- YOUR TASK: Write out all the data again, exactly as it stands.

- INFORMATION SHOWN:
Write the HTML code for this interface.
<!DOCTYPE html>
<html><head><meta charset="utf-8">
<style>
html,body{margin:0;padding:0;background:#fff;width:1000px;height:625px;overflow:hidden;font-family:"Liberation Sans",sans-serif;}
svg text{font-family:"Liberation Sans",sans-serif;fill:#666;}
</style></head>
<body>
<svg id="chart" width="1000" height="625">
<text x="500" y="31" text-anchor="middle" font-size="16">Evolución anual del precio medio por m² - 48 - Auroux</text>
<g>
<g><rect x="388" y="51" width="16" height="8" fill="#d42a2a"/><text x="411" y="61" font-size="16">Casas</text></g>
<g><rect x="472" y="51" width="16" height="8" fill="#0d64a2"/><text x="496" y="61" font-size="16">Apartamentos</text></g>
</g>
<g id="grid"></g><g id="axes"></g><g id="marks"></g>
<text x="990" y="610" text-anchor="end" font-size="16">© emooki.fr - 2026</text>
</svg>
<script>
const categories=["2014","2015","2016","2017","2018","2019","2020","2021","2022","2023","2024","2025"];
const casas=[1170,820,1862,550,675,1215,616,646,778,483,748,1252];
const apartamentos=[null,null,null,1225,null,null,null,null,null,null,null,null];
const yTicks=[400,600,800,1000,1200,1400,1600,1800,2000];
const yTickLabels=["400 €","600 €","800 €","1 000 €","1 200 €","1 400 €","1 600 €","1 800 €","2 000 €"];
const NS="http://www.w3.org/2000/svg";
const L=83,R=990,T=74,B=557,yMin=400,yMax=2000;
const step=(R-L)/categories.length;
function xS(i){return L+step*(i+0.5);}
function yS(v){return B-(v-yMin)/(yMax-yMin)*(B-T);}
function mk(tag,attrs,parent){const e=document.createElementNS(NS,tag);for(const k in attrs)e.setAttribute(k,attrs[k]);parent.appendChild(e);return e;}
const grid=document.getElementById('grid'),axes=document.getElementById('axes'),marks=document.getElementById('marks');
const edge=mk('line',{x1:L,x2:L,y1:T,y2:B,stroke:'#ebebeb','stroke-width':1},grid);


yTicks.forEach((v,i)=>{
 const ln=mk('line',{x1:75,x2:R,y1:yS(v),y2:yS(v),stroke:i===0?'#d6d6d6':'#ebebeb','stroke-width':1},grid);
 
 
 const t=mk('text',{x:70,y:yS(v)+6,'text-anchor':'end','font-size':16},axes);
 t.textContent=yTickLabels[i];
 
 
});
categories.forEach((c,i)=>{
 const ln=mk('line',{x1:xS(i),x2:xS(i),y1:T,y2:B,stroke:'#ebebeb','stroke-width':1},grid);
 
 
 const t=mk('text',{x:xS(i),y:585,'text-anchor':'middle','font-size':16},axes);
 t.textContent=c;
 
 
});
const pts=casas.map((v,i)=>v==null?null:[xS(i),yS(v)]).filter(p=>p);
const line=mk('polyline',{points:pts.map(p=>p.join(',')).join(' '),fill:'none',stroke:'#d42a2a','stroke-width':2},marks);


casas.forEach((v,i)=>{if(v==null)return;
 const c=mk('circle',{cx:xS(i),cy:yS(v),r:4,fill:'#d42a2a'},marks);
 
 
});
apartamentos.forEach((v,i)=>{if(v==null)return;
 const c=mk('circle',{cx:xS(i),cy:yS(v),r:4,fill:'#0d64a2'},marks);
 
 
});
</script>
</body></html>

- RESULT OF THIS TASK:
Write the HTML code for this interface.
<!DOCTYPE html>
<html><head><meta charset="utf-8">
<style>
html,body{margin:0;padding:0;background:#fff;width:1000px;height:625px;overflow:hidden;font-family:"Liberation Sans",sans-serif;}
svg text{font-family:"Liberation Sans",sans-serif;fill:#666;}
</style></head>
<body>
<svg id="chart" width="1000" height="625">
<text x="500" y="31" text-anchor="middle" font-size="16">Evolución anual del precio medio por m² - 48 - Auroux</text>
<g>
<g><rect x="388" y="51" width="16" height="8" fill="#d42a2a"/><text x="411" y="61" font-size="16">Casas</text></g>
<g><rect x="472" y="51" width="16" height="8" fill="#0d64a2"/><text x="496" y="61" font-size="16">Apartamentos</text></g>
</g>
<g id="grid"></g><g id="axes"></g><g id="marks"></g>
<text x="990" y="610" text-anchor="end" font-size="16">© emooki.fr - 2026</text>
</svg>
<script>
const categories=["2014","2015","2016","2017","2018","2019","2020","2021","2022","2023","2024","2025"];
const casas=[1170,820,1862,550,675,1215,616,646,778,483,748,1252];
const apartamentos=[null,null,null,1225,null,null,null,null,null,null,null,null];
const yTicks=[400,600,800,1000,1200,1400,1600,1800,2000];
const yTickLabels=["400 €","600 €","800 €","1 000 €","1 200 €","1 400 €","1 600 €","1 800 €","2 000 €"];
const NS="http://www.w3.org/2000/svg";
const L=83,R=990,T=74,B=557,yMin=400,yMax=2000;
const step=(R-L)/categories.length;
function xS(i){return L+step*(i+0.5);}
function yS(v){return B-(v-yMin)/(yMax-yMin)*(B-T);}
function mk(tag,attrs,parent){const e=document.createElementNS(NS,tag);for(const k in attrs)e.setAttribute(k,attrs[k]);parent.appendChild(e);return e;}
const grid=document.getElementById('grid'),axes=document.getElementById('axes'),marks=document.getElementById('marks');
const edge=mk('line',{x1:L,x2:L,y1:T,y2:B,stroke:'#ebebeb','stroke-width':1},grid);


yTicks.forEach((v,i)=>{
 const ln=mk('line',{x1:75,x2:R,y1:yS(v),y2:yS(v),stroke:i===0?'#d6d6d6':'#ebebeb','stroke-width':1},grid);
 
 
 const t=mk('text',{x:70,y:yS(v)+6,'text-anchor':'end','font-size':16},axes);
 t.textContent=yTickLabels[i];
 
 
});
categories.forEach((c,i)=>{
 const ln=mk('line',{x1:xS(i),x2:xS(i),y1:T,y2:B,stroke:'#ebebeb','stroke-width':1},grid);
 
 
 const t=mk('text',{x:xS(i),y:585,'text-anchor':'middle','font-size':16},axes);
 t.textContent=c;
 
 
});
const pts=casas.map((v,i)=>v==null?null:[xS(i),yS(v)]).filter(p=>p);
const line=mk('polyline',{points:pts.map(p=>p.join(',')).join(' '),fill:'none',stroke:'#d42a2a','stroke-width':2},marks);


casas.forEach((v,i)=>{if(v==null)return;
 const c=mk('circle',{cx:xS(i),cy:yS(v),r:4,fill:'#d42a2a'},marks);
 
 
});
apartamentos.forEach((v,i)=>{if(v==null)return;
 const c=mk('circle',{cx:xS(i),cy:yS(v),r:4,fill:'#0d64a2'},marks);
 
 
});
</script>
</body></html>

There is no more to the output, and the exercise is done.